Information shown.
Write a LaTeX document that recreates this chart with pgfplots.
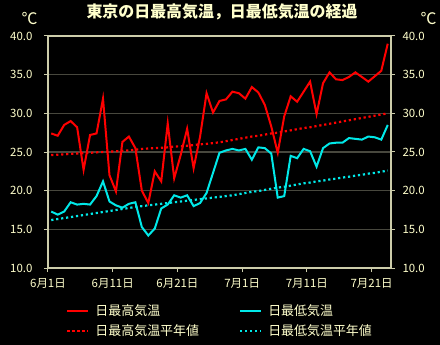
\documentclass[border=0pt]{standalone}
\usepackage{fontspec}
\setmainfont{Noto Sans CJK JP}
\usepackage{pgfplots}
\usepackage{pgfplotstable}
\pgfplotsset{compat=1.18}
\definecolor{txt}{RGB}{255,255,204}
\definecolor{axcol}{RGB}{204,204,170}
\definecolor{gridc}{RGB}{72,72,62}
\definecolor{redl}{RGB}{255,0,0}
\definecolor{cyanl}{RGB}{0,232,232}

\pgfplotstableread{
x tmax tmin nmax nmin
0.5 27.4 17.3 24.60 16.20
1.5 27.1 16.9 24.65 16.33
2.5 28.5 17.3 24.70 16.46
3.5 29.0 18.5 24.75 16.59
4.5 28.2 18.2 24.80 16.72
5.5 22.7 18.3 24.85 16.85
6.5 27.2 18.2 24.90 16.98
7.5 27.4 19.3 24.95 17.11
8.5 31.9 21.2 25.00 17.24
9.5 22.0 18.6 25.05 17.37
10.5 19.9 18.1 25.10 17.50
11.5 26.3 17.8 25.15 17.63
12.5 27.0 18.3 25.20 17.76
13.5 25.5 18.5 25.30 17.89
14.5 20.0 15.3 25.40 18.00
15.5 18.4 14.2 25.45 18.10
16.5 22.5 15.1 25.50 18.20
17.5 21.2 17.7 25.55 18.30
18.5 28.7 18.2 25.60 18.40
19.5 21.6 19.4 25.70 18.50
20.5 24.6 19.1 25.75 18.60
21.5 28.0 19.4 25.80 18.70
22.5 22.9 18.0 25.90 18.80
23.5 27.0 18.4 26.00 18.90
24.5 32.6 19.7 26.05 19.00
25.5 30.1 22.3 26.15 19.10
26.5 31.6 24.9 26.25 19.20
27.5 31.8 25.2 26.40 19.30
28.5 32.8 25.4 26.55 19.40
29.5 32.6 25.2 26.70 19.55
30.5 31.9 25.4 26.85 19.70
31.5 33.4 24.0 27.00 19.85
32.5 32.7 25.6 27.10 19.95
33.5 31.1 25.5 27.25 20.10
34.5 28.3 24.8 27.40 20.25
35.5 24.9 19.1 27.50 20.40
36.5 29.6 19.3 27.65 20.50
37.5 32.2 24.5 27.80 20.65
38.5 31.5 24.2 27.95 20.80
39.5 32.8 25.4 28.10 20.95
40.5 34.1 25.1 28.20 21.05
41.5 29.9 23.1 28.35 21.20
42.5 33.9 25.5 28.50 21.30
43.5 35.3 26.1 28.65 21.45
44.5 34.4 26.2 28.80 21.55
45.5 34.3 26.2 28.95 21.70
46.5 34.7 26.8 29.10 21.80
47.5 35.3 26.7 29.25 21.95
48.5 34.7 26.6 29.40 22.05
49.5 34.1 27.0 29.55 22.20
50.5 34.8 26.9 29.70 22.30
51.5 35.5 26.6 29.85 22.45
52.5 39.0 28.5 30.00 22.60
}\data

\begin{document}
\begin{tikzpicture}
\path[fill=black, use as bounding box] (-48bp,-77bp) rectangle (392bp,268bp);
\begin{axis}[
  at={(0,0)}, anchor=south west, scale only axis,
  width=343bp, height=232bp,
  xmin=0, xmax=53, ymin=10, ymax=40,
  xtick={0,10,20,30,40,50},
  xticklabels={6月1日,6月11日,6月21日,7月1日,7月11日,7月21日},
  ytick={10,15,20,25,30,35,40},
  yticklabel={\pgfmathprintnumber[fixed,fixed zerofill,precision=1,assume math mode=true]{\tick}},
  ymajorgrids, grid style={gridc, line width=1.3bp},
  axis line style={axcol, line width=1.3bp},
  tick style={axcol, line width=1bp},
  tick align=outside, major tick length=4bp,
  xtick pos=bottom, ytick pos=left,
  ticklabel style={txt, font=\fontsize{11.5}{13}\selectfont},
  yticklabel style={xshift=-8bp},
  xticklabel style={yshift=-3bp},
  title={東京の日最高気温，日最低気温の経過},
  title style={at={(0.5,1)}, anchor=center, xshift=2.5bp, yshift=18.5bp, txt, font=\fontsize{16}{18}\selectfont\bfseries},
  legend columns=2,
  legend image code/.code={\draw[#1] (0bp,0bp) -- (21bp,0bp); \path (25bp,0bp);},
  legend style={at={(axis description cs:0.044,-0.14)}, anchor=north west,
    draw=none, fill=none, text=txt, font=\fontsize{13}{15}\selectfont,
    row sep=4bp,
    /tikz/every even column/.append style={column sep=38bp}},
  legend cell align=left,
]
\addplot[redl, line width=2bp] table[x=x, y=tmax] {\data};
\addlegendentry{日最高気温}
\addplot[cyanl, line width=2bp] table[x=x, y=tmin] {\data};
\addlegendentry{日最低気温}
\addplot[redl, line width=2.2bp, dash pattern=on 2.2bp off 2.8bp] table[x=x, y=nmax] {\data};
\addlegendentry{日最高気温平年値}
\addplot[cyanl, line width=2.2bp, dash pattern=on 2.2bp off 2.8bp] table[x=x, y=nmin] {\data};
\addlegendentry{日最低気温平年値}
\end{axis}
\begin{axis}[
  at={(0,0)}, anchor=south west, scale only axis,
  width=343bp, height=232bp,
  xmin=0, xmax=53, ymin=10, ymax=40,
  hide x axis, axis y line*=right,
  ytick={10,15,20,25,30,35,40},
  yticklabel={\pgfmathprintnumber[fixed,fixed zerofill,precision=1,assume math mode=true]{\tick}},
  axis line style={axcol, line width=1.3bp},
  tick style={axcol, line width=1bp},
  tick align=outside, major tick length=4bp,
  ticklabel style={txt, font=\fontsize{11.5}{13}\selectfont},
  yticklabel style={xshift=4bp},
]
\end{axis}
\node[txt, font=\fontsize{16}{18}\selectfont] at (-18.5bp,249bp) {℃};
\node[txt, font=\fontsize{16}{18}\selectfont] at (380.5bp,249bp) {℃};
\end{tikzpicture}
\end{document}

Brief. Leave the pictures out and output the rest of the listing exactly.

Complete output.
Write a LaTeX document that recreates this chart with pgfplots.
\documentclass[border=0pt]{standalone}
\usepackage{fontspec}
\setmainfont{Noto Sans CJK JP}
\usepackage{pgfplots}
\usepackage{pgfplotstable}
\pgfplotsset{compat=1.18}
\definecolor{txt}{RGB}{255,255,204}
\definecolor{axcol}{RGB}{204,204,170}
\definecolor{gridc}{RGB}{72,72,62}
\definecolor{redl}{RGB}{255,0,0}
\definecolor{cyanl}{RGB}{0,232,232}

\pgfplotstableread{
x tmax tmin nmax nmin
0.5 27.4 17.3 24.60 16.20
1.5 27.1 16.9 24.65 16.33
2.5 28.5 17.3 24.70 16.46
3.5 29.0 18.5 24.75 16.59
4.5 28.2 18.2 24.80 16.72
5.5 22.7 18.3 24.85 16.85
6.5 27.2 18.2 24.90 16.98
7.5 27.4 19.3 24.95 17.11
8.5 31.9 21.2 25.00 17.24
9.5 22.0 18.6 25.05 17.37
10.5 19.9 18.1 25.10 17.50
11.5 26.3 17.8 25.15 17.63
12.5 27.0 18.3 25.20 17.76
13.5 25.5 18.5 25.30 17.89
14.5 20.0 15.3 25.40 18.00
15.5 18.4 14.2 25.45 18.10
16.5 22.5 15.1 25.50 18.20
17.5 21.2 17.7 25.55 18.30
18.5 28.7 18.2 25.60 18.40
19.5 21.6 19.4 25.70 18.50
20.5 24.6 19.1 25.75 18.60
21.5 28.0 19.4 25.80 18.70
22.5 22.9 18.0 25.90 18.80
23.5 27.0 18.4 26.00 18.90
24.5 32.6 19.7 26.05 19.00
25.5 30.1 22.3 26.15 19.10
26.5 31.6 24.9 26.25 19.20
27.5 31.8 25.2 26.40 19.30
28.5 32.8 25.4 26.55 19.40
29.5 32.6 25.2 26.70 19.55
30.5 31.9 25.4 26.85 19.70
31.5 33.4 24.0 27.00 19.85
32.5 32.7 25.6 27.10 19.95
33.5 31.1 25.5 27.25 20.10
34.5 28.3 24.8 27.40 20.25
35.5 24.9 19.1 27.50 20.40
36.5 29.6 19.3 27.65 20.50
37.5 32.2 24.5 27.80 20.65
38.5 31.5 24.2 27.95 20.80
39.5 32.8 25.4 28.10 20.95
40.5 34.1 25.1 28.20 21.05
41.5 29.9 23.1 28.35 21.20
42.5 33.9 25.5 28.50 21.30
43.5 35.3 26.1 28.65 21.45
44.5 34.4 26.2 28.80 21.55
45.5 34.3 26.2 28.95 21.70
46.5 34.7 26.8 29.10 21.80
47.5 35.3 26.7 29.25 21.95
48.5 34.7 26.6 29.40 22.05
49.5 34.1 27.0 29.55 22.20
50.5 34.8 26.9 29.70 22.30
51.5 35.5 26.6 29.85 22.45
52.5 39.0 28.5 30.00 22.60
}\data

\begin{document}
\begin{tikzpicture}
\path[fill=black, use as bounding box] (-48bp,-77bp) rectangle (392bp,268bp);
\begin{axis}[
  at={(0,0)}, anchor=south west, scale only axis,
  width=343bp, height=232bp,
  xmin=0, xmax=53, ymin=10, ymax=40,
  xtick={0,10,20,30,40,50},
  xticklabels={6月1日,6月11日,6月21日,7月1日,7月11日,7月21日},
  ytick={10,15,20,25,30,35,40},
  yticklabel={\pgfmathprintnumber[fixed,fixed zerofill,precision=1,assume math mode=true]{\tick}},
  ymajorgrids, grid style={gridc, line width=1.3bp},
  axis line style={axcol, line width=1.3bp},
  tick style={axcol, line width=1bp},
  tick align=outside, major tick length=4bp,
  xtick pos=bottom, ytick pos=left,
  ticklabel style={txt, font=\fontsize{11.5}{13}\selectfont},
  yticklabel style={xshift=-8bp},
  xticklabel style={yshift=-3bp},
  title={東京の日最高気温，日最低気温の経過},
  title style={at={(0.5,1)}, anchor=center, xshift=2.5bp, yshift=18.5bp, txt, font=\fontsize{16}{18}\selectfont\bfseries},
  legend columns=2,
  legend image code/.code={\draw[#1] (0bp,0bp) -- (21bp,0bp); \path (25bp,0bp);},
  legend style={at={(axis description cs:0.044,-0.14)}, anchor=north west,
    draw=none, fill=none, text=txt, font=\fontsize{13}{15}\selectfont,
    row sep=4bp,
    /tikz/every even column/.append style={column sep=38bp}},
  legend cell align=left,
]
\addplot[redl, line width=2bp] table[x=x, y=tmax] {\data};
\addlegendentry{日最高気温}
\addplot[cyanl, line width=2bp] table[x=x, y=tmin] {\data};
\addlegendentry{日最低気温}
\addplot[redl, line width=2.2bp, dash pattern=on 2.2bp off 2.8bp] table[x=x, y=nmax] {\data};
\addlegendentry{日最高気温平年値}
\addplot[cyanl, line width=2.2bp, dash pattern=on 2.2bp off 2.8bp] table[x=x, y=nmin] {\data};
\addlegendentry{日最低気温平年値}
\end{axis}
\begin{axis}[
  at={(0,0)}, anchor=south west, scale only axis,
  width=343bp, height=232bp,
  xmin=0, xmax=53, ymin=10, ymax=40,
  hide x axis, axis y line*=right,
  ytick={10,15,20,25,30,35,40},
  yticklabel={\pgfmathprintnumber[fixed,fixed zerofill,precision=1,assume math mode=true]{\tick}},
  axis line style={axcol, line width=1.3bp},
  tick style={axcol, line width=1bp},
  tick align=outside, major tick length=4bp,
  ticklabel style={txt, font=\fontsize{11.5}{13}\selectfont},
  yticklabel style={xshift=4bp},
]
\end{axis}
\node[txt, font=\fontsize{16}{18}\selectfont] at (-18.5bp,249bp) {℃};
\node[txt, font=\fontsize{16}{18}\selectfont] at (380.5bp,249bp) {℃};
\end{tikzpicture}
\end{document}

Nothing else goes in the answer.